Des manifestants brandissent les drapeaux algérien et berbère, à Alger, le 21 juin 2019. / Ramzi Boudina / REUTERS

Arrêté le 5 juillet à Annaba, dans l’est de l’Algérie, pour avoir brandi un drapeau berbère lors d’une manifestation du vendredi, Nadir Fetissi, 41 ans, risquait gros : le procureur avait requis contre lui une peine de dix ans de prison pour « atteinte à l’unité nationale ». Le tribunal d’Annaba a donc provoqué la surprise et le soulagement général en prononçant, jeudi 8 août, l’acquittement de Nadir Fetissi, « avec la restitution des deux drapeaux amazigh » selon son avocat, cité par le quotidien El Watan.

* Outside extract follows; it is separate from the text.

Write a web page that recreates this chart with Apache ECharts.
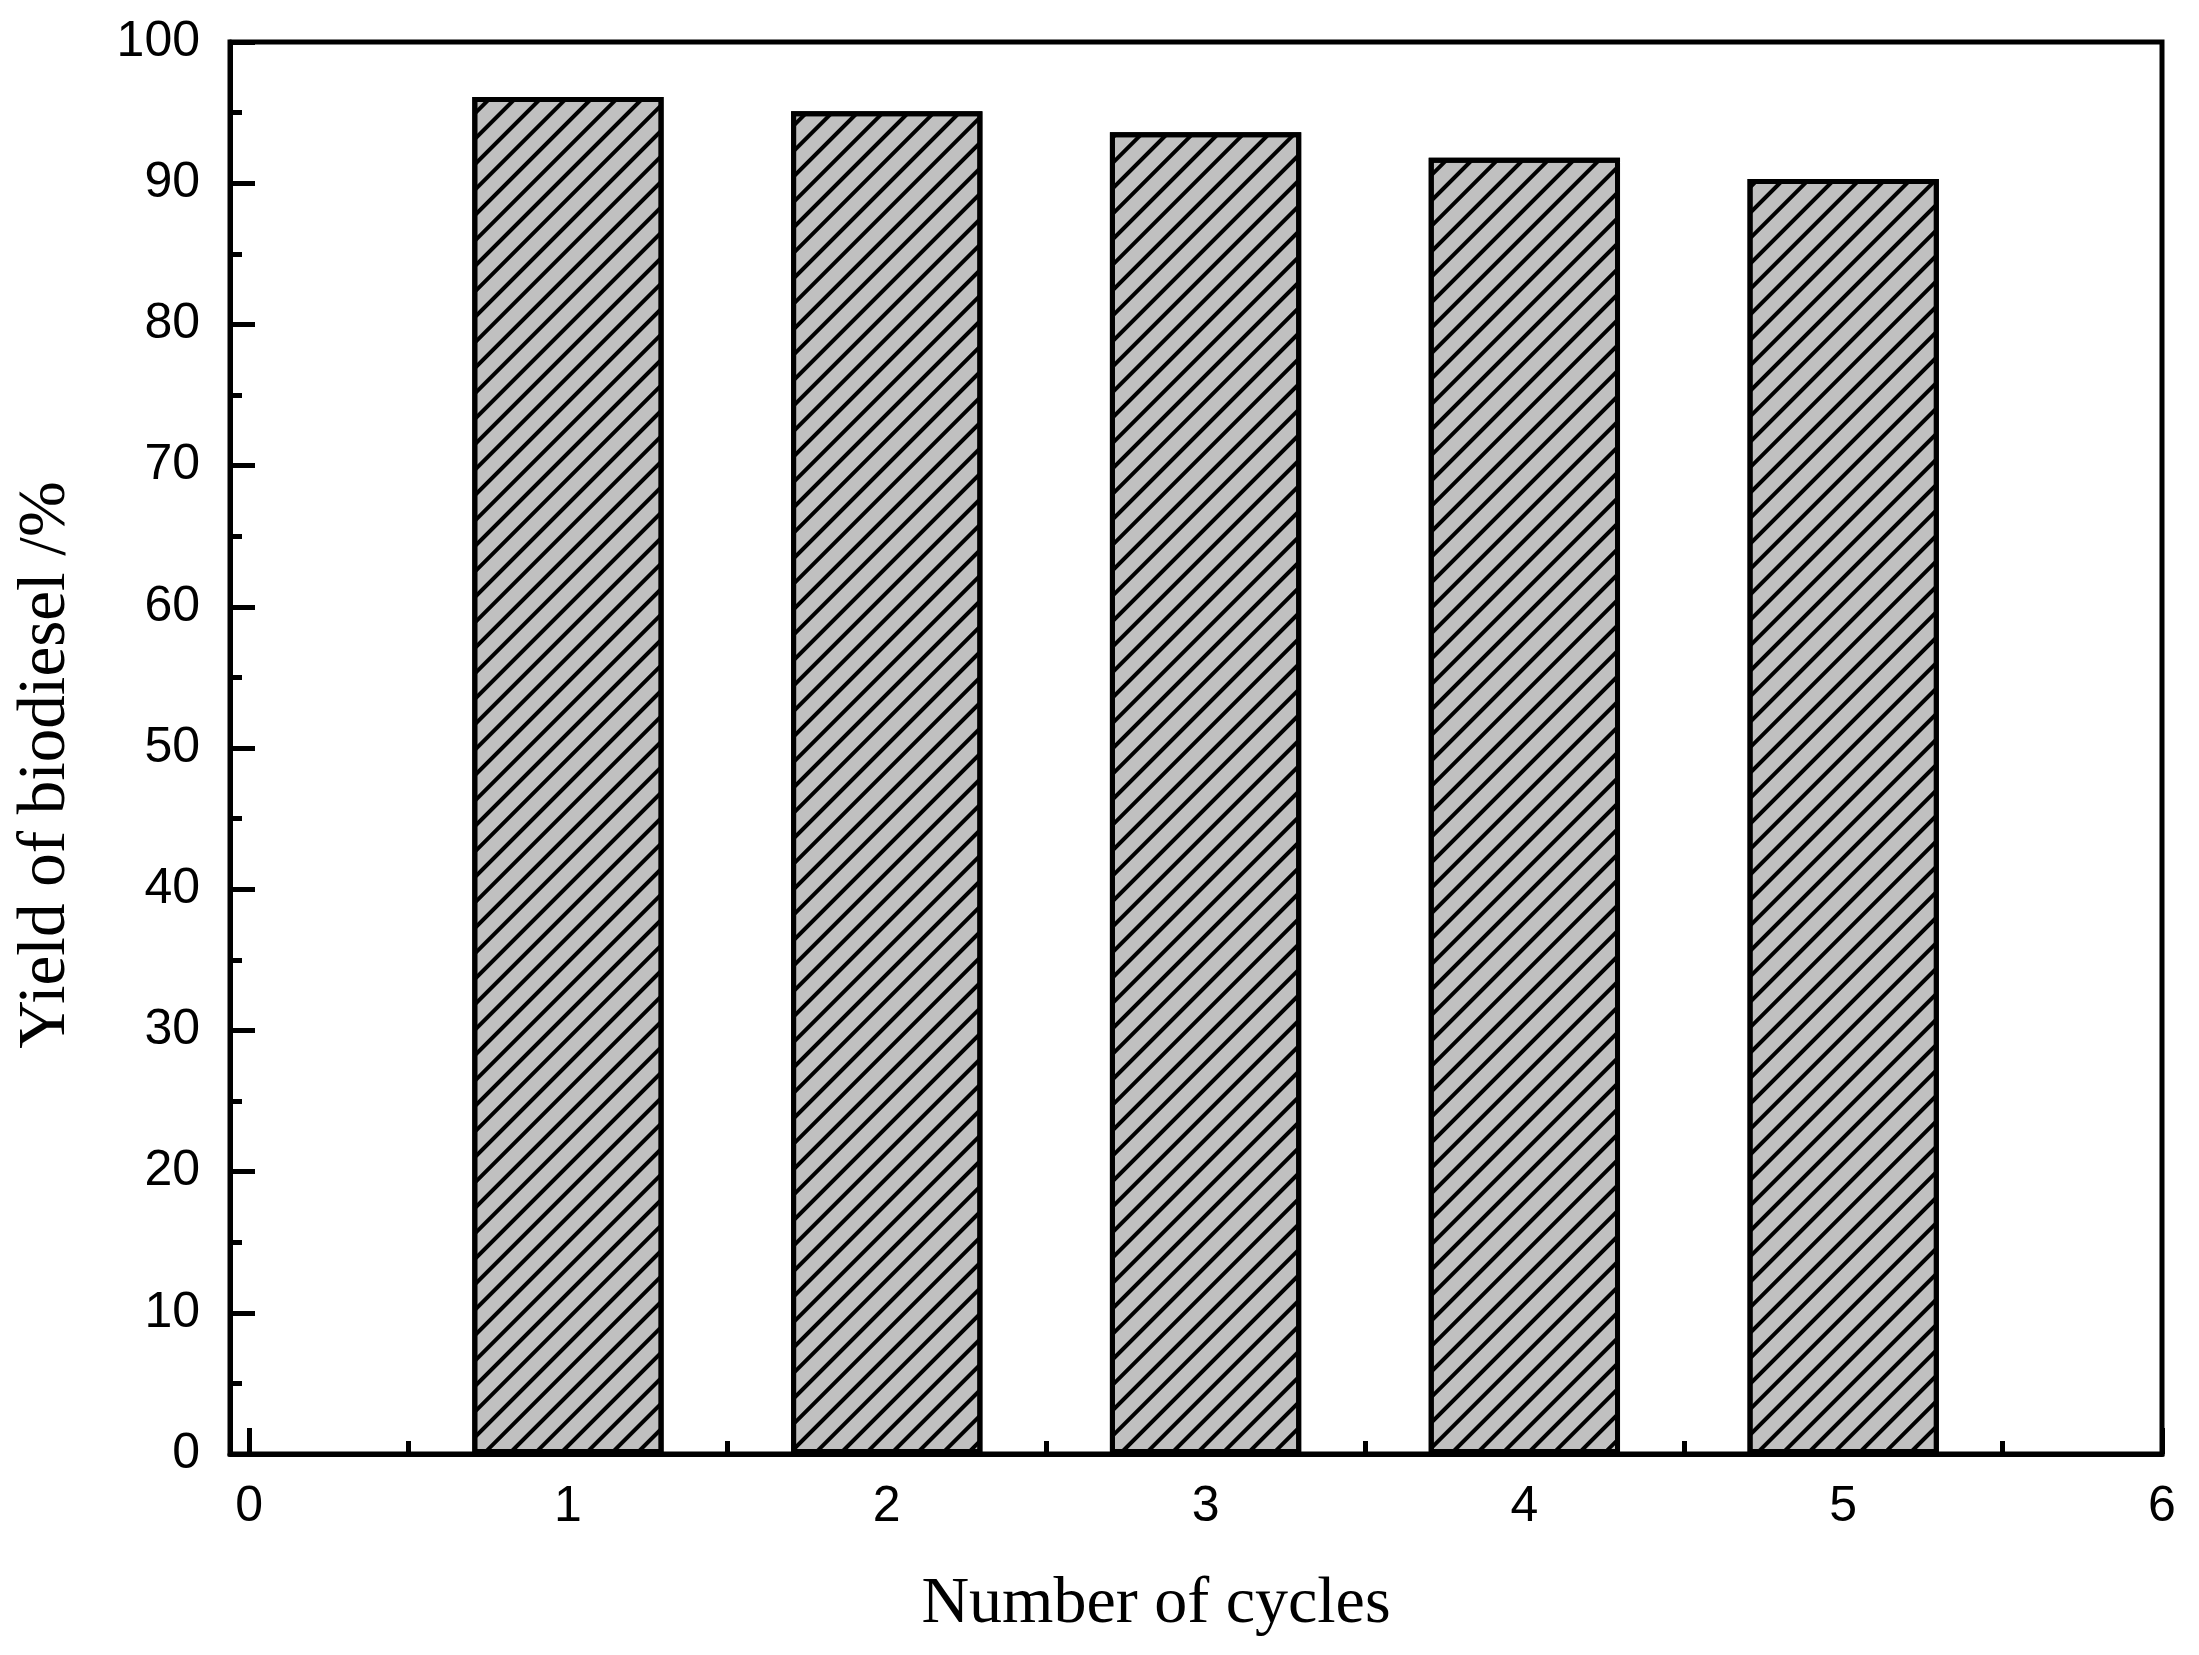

Pour certains, c’est un souci d’apaisement qui a prévalu, alors que la « commission du dialogue » mise en place par le pouvoir tente laborieusement d’engager son travail. Karim Younes, ancien président de l’Assemblée nationale, désormais à la tête de cette instance, avait critiqué la sévérité du réquisitoire. Il s’est empressé de saluer le verdict. Pour d’autres, le tribunal d’Annaba a surtout infligé un camouflet au pouvoir et à sa « bataille des drapeaux ». La décision signe un retour au droit : les juristes n’ont cessé de rappeler qu’il n’existe aucun texte interdisant de brandir un autre drapeau que l’emblème national.

Depuis le début du mouvement de contestation pacifique, le 22 février, les Algériens ont pris l’habitude de porter, outre le drapeau national, les emblèmes berbère, palestinien et parfois soudanais lors des rassemblements. Cette diversité n’a suscité aucune animosité parmi les manifestants. Cette « bataille des drapeaux » a été lancée par le pouvoir, le 19 juin, lors d’un discours du chef d’état-major de l’armée, Ahmed Gaïd Salah, accusant ceux qui brandissent l’étendard berbère de vouloir « infiltrer les manifestations ».

Plus de 35 personnes arrêtées

« L’Algérie n’a qu’un seul drapeau, pour lequel sont morts des millions de martyrs. Elle n’a qu’un seul emblème, qui représente sa souveraineté, son indépendance et son intégrité territoriale et populaire », avait assuré le nouvel homme fort du pays. Il annonçait dans la foulée que des instructions avaient été données « aux forces de sécurité pour l’application ferme et précise des lois en vigueur et pour contrer tous ceux qui tenteraient à nouveau de toucher aux sentiments des Algériens dans cette question sensible ».

Des opposants ont accusé le pouvoir de chercher à diviser le mouvement de contestation en jouant sur des clivages identitaires. La charge du chef de l’armée a créé de vives tensions lors des manifestations du vendredi, les forces de l’ordre traquant sans ménagement ceux qui brandissent les emblèmes berbères. Plus de 35 personnes, dont une femme, ont été arrêtées et placées en détention préventive. Elles sont considérées par l’opposition comme des « détenus d’opinion ». Deux personnes ont été jugées et condamnées à des peines de prison avec sursis.

L’acquittement prononcé jeudi à Annaba, une première, a été accueilli avec joie sur les réseaux sociaux, où l’on rappelle cependant que des dizaines de détenus passeront l’Aïd el-Kebir, dimanche, derrière les barreaux.